Para Mauricio Weiss, economista e professor da Universidade Federal do Rio Grande do Sul (UFRGS), todas essas medidas seriam benéficas. Ele, porém, tem dúvidas de que o Congresso Nacional as aceitaria.

“Na realidade, o Brasil elegeu um Congresso de direita e um governo de centro-esquerda, mas que fica refém do Congresso”, disse ele, ao Brasil de Fato.

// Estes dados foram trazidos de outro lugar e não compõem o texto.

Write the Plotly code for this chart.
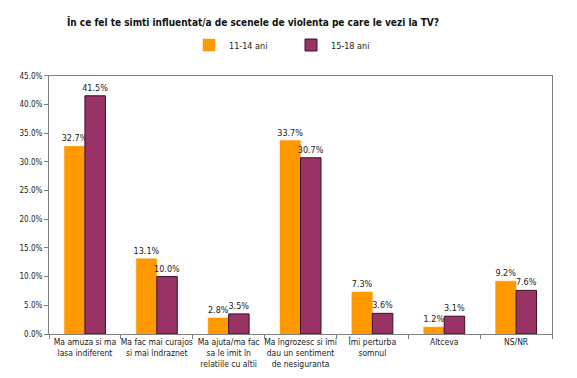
import plotly.graph_objects as go

categories = [
    "Ma amuza si ma<br>lasa indiferent",
    "Ma fac mai curajos<br>si mai îndraznet",
    "Ma ajuta/ma fac<br>sa le imit în<br>relatiile cu altii",
    "Ma îngrozesc si îmi<br>dau un sentiment<br>de nesiguranta",
    "Îmi perturba<br>somnul",
    "Altceva",
    "NS/NR",
]
series_11_14 = [0.327, 0.131, 0.028, 0.337, 0.073, 0.012, 0.092]
series_15_18 = [0.415, 0.100, 0.035, 0.307, 0.036, 0.031, 0.076]
series_names = ["11-14 ani", "15-18 ani"]

font = "DejaVu Sans Condensed"

fig = go.Figure()
fig.add_trace(go.Bar(
    x=categories, y=series_11_14, name=series_names[0],
    marker=dict(color="#FF9900", line=dict(color="#FF9900", width=0.5)),
    texttemplate="%{y:.1%}", textposition="outside", constraintext="none",
    textfont=dict(size=9, color="#222222"), cliponaxis=False,
))
fig.add_trace(go.Bar(
    x=categories, y=series_15_18, name=series_names[1],
    marker=dict(color="#993366", line=dict(color="#3a1026", width=1)),
    texttemplate="%{y:.1%}", textposition="outside", constraintext="none",
    textfont=dict(size=9, color="#222222"), cliponaxis=False,
))

fig.update_layout(
    width=577, height=378,
    margin=dict(l=40, r=33, t=47, b=52),
    paper_bgcolor="white", plot_bgcolor="white",
    barmode="group", bargap=0.43, bargroupgap=0,
    font=dict(family=font, size=9, color="#222222"),
    title=dict(text="<b>În ce fel te simti influentat/a de scenele de violenta pe care le vezi la TV?</b>",
               x=245/577, xanchor="center", xref="container",
               y=1 - 14/378, yanchor="middle", yref="container",
               font=dict(size=10, family=font, color="#111111")),
    legend=dict(orientation="h", x=181/577, y=1 - 37/378, xref="container", yref="container",
                xanchor="left", yanchor="middle",
                font=dict(size=9), itemwidth=30, traceorder="normal",
                entrywidth=57, entrywidthmode="pixels"),
    showlegend=True,
)
fig.update_xaxes(
    showline=True, linecolor="#808080", linewidth=1, mirror=True,
    ticks="outside", tickson="boundaries", ticklen=4, tickcolor="#808080",
    tickfont=dict(size=8.5), tickangle=0, showgrid=False,
)
fig.update_yaxes(
    range=[0, 0.45], dtick=0.05, tickformat=".1%",
    showline=True, linecolor="#808080", linewidth=1, mirror=True,
    ticks="outside", ticklen=4, tickcolor="#808080",
    tickfont=dict(size=8), showgrid=False, zeroline=False,
)

fig.write_html("out.html")
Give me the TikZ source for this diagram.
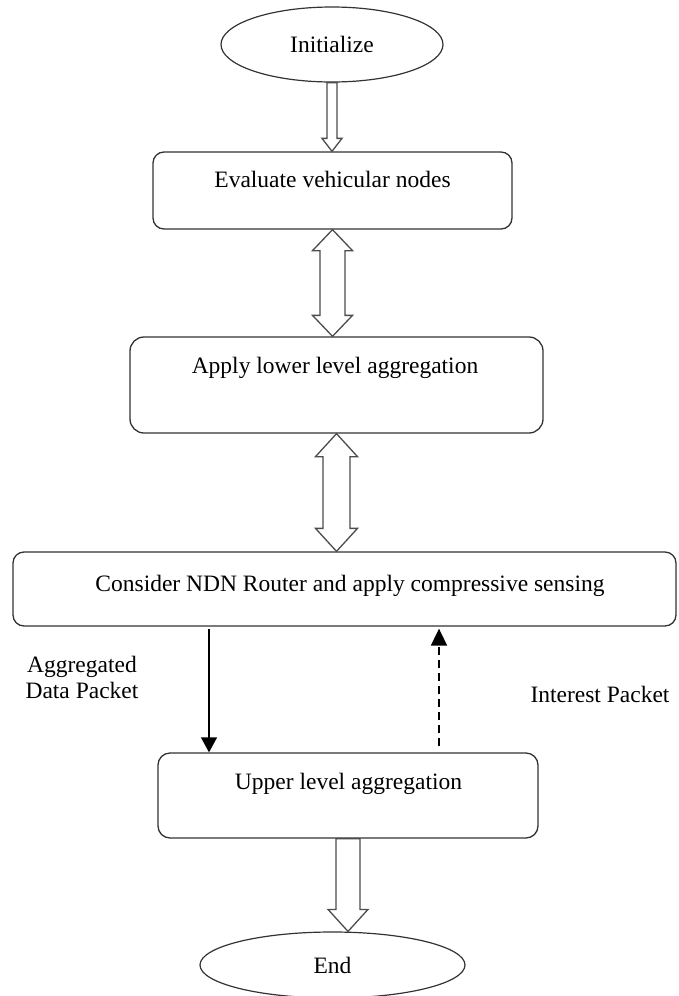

Marcelo Lettieri, auditor-fiscal e diretor de comunicação do Sindicato Nacional dos Auditores-Fiscais da Receita Federal do Brasil (Sindifisco Nacional), também vê grande resistência de parlamentares a essa medida. Ele, aliás, disse que o aumento do IOF só recebeu as críticas que recebeu de parlamentares por conta do perfil de atuação deles. “A defesa do Congresso é sempre a defesa dos rentistas”, afirmou.

Corte no social

Por essas razões, Weiss vê riscos de cortes em programas sociais motivados pela discussão do IOF. Já foram noticiadas ideias para interrupção de aumentos dos aportes federais no Fundo de Manutenção e Desenvolvimento da Educação Básica (Fundeb), um novo endurecimento das regras para concessão do Benefício de Prestação Continuada (BPC) e até mudanças nos pisos de investimentos da Saúde e Educação. “Essas medidas são negativas”, disse Weiss.

“Acabar com o piso para a Saúde e Educação seria péssimo”, acrescentou Grazielle David, pesquisadora do grupo Transforma, sediado no Instituto de Economia da Universidade Estadual de Campinas (Unicamp). “O Fundeb estar em risco é assustador.”

Alternativas

O economista David Deccache, assessor do Psol na Câmara dos Deputados, também teme pelos rumos da discussão sobre alternativas ao IOF. Para ele, aliás, a única alternativa do governo seria mudar suas metas fiscais e alterar as regras do arcabouço fiscal para que não ficasse eternamente obrigado a cortar gastos.

“A solução é rever a meta de primário para o curtíssimo prazo. A longo prazo, tirar o teto [previsto no arcabouço]. Esse deve ser o debate”, disse ele.

José Luis Oreiro, economista e professor da Universidade de Brasília (UnB), foi contra o aumento do IOF desde seu anúncio. Para ele, se o Brasil precisa mesmo arrecadar no curto prazo, deveria elevar tributos sobre o Estados Unidos, que taxou o aço nacional.